Bruce Coville does a really good job in untangling some of the complexity of the story without losing the good humour and interesting subcharacters - and there are especially appealing ones for younger children down to about the age of six.

Dennis Nolan's illustrations are WONDERFUL! There is a misty, dream like quality to them allowing the magical side of the story to be enhanced for children (of all ages!)

The story is classic Shakespeare - two couples run away - one couple arrange to meet in the forest outside Athens as they have been forbidden to marry. The man she is escaping from - her fiance approved by her father - chases after her, and a second woman, who loves the fiance pursues him. So two couples roam the forest, but magic is about. In the forest the King and queen of the fairies are fighting - Oberon and Titania are at odds - however when Oberon sees and hears the laments of the couples he tries to intervene to make things right - unfortunately he sends puck to do his work - and Puck mixes things up making matters worse.

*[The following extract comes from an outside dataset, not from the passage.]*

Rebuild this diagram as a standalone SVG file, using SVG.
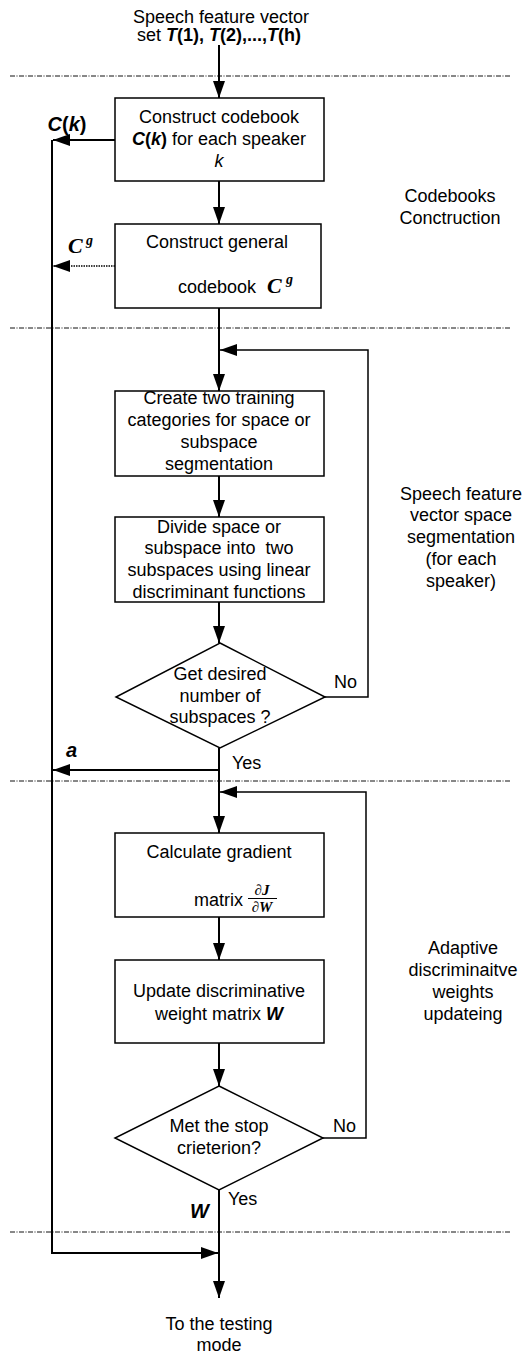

It is all resolved - and of course the star of the show, for young children anyway - is Bottom - the oaf who is given a donkey's head as a prank for Queen Titania to fall in love with. In another version, the Nesbitt re-telling of this story, Bottom is not given his name - after all it was a bit crude for teh times. HOwever the name is so appealing with kids they want this story over and over. The Fairies called to assist Titania are also appealing, cobweb, Peaseblossom and Mustard seed.